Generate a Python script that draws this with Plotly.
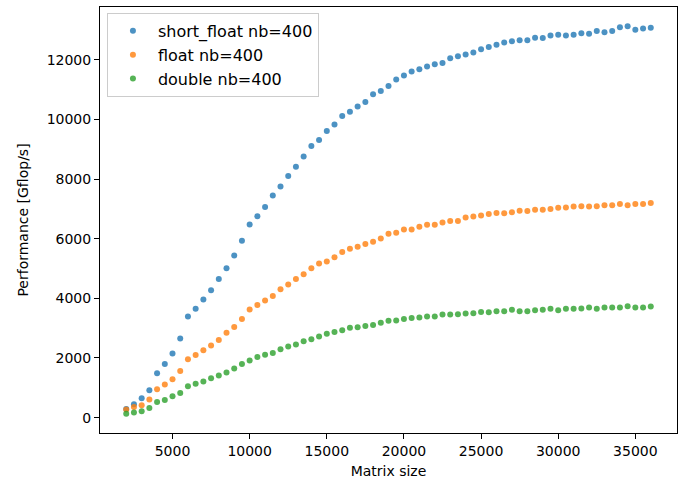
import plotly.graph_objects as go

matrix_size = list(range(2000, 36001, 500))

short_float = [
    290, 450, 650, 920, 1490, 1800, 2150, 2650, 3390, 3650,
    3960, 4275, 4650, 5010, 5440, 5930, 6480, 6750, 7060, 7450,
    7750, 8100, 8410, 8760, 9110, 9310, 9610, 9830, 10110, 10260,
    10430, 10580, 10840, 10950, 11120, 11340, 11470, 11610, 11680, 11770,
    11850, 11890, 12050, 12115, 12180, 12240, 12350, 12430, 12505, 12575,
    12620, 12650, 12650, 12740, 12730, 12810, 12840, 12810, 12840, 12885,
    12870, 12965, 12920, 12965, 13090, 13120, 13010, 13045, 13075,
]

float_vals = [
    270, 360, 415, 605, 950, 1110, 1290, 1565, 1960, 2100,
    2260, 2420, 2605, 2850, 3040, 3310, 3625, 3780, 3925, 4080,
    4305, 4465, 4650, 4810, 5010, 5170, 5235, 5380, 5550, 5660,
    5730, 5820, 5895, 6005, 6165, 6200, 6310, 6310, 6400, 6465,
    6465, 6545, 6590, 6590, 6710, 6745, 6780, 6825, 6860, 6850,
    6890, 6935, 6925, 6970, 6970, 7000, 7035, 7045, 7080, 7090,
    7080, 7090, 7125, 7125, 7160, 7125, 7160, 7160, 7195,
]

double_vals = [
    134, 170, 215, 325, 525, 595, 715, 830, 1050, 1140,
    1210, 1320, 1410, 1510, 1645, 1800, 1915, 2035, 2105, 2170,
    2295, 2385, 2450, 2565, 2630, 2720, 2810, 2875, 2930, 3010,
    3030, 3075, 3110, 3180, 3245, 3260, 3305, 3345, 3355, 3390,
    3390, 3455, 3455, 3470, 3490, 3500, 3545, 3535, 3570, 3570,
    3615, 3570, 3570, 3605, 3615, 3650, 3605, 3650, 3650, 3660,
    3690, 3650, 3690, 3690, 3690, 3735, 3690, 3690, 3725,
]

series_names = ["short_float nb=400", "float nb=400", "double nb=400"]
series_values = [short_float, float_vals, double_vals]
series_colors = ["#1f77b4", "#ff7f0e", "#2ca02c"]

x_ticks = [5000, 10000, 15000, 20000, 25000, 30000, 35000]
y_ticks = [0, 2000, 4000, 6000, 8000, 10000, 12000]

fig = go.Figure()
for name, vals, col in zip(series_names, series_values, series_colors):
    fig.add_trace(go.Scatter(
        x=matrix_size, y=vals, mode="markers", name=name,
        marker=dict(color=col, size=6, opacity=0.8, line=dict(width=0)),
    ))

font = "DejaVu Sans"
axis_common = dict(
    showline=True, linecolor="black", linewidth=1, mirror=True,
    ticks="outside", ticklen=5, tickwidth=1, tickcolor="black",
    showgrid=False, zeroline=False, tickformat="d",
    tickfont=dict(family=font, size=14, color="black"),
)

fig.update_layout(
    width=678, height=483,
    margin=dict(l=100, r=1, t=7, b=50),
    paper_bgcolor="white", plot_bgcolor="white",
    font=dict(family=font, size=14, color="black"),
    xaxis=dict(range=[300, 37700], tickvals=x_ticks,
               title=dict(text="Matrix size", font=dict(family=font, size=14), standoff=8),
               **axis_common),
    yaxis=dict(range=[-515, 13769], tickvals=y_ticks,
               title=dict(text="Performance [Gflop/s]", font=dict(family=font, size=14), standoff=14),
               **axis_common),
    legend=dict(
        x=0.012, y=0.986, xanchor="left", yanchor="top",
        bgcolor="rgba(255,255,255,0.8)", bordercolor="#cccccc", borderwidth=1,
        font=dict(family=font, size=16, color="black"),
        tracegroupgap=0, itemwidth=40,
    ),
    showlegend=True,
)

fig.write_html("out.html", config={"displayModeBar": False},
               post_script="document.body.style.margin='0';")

-------------------------

EXERCISE PROMPT -
Print each line of the material above exactly, with the pictures removed from your copy.

OUTPUT FOR THIS EXERCISE -
Generate a Python script that draws this with Plotly.
import plotly.graph_objects as go

matrix_size = list(range(2000, 36001, 500))

short_float = [
    290, 450, 650, 920, 1490, 1800, 2150, 2650, 3390, 3650,
    3960, 4275, 4650, 5010, 5440, 5930, 6480, 6750, 7060, 7450,
    7750, 8100, 8410, 8760, 9110, 9310, 9610, 9830, 10110, 10260,
    10430, 10580, 10840, 10950, 11120, 11340, 11470, 11610, 11680, 11770,
    11850, 11890, 12050, 12115, 12180, 12240, 12350, 12430, 12505, 12575,
    12620, 12650, 12650, 12740, 12730, 12810, 12840, 12810, 12840, 12885,
    12870, 12965, 12920, 12965, 13090, 13120, 13010, 13045, 13075,
]

float_vals = [
    270, 360, 415, 605, 950, 1110, 1290, 1565, 1960, 2100,
    2260, 2420, 2605, 2850, 3040, 3310, 3625, 3780, 3925, 4080,
    4305, 4465, 4650, 4810, 5010, 5170, 5235, 5380, 5550, 5660,
    5730, 5820, 5895, 6005, 6165, 6200, 6310, 6310, 6400, 6465,
    6465, 6545, 6590, 6590, 6710, 6745, 6780, 6825, 6860, 6850,
    6890, 6935, 6925, 6970, 6970, 7000, 7035, 7045, 7080, 7090,
    7080, 7090, 7125, 7125, 7160, 7125, 7160, 7160, 7195,
]

double_vals = [
    134, 170, 215, 325, 525, 595, 715, 830, 1050, 1140,
    1210, 1320, 1410, 1510, 1645, 1800, 1915, 2035, 2105, 2170,
    2295, 2385, 2450, 2565, 2630, 2720, 2810, 2875, 2930, 3010,
    3030, 3075, 3110, 3180, 3245, 3260, 3305, 3345, 3355, 3390,
    3390, 3455, 3455, 3470, 3490, 3500, 3545, 3535, 3570, 3570,
    3615, 3570, 3570, 3605, 3615, 3650, 3605, 3650, 3650, 3660,
    3690, 3650, 3690, 3690, 3690, 3735, 3690, 3690, 3725,
]

series_names = ["short_float nb=400", "float nb=400", "double nb=400"]
series_values = [short_float, float_vals, double_vals]
series_colors = ["#1f77b4", "#ff7f0e", "#2ca02c"]

x_ticks = [5000, 10000, 15000, 20000, 25000, 30000, 35000]
y_ticks = [0, 2000, 4000, 6000, 8000, 10000, 12000]

fig = go.Figure()
for name, vals, col in zip(series_names, series_values, series_colors):
    fig.add_trace(go.Scatter(
        x=matrix_size, y=vals, mode="markers", name=name,
        marker=dict(color=col, size=6, opacity=0.8, line=dict(width=0)),
    ))

font = "DejaVu Sans"
axis_common = dict(
    showline=True, linecolor="black", linewidth=1, mirror=True,
    ticks="outside", ticklen=5, tickwidth=1, tickcolor="black",
    showgrid=False, zeroline=False, tickformat="d",
    tickfont=dict(family=font, size=14, color="black"),
)

fig.update_layout(
    width=678, height=483,
    margin=dict(l=100, r=1, t=7, b=50),
    paper_bgcolor="white", plot_bgcolor="white",
    font=dict(family=font, size=14, color="black"),
    xaxis=dict(range=[300, 37700], tickvals=x_ticks,
               title=dict(text="Matrix size", font=dict(family=font, size=14), standoff=8),
               **axis_common),
    yaxis=dict(range=[-515, 13769], tickvals=y_ticks,
               title=dict(text="Performance [Gflop/s]", font=dict(family=font, size=14), standoff=14),
               **axis_common),
    legend=dict(
        x=0.012, y=0.986, xanchor="left", yanchor="top",
        bgcolor="rgba(255,255,255,0.8)", bordercolor="#cccccc", borderwidth=1,
        font=dict(family=font, size=16, color="black"),
        tracegroupgap=0, itemwidth=40,
    ),
    showlegend=True,
)

fig.write_html("out.html", config={"displayModeBar": False},
               post_script="document.body.style.margin='0';")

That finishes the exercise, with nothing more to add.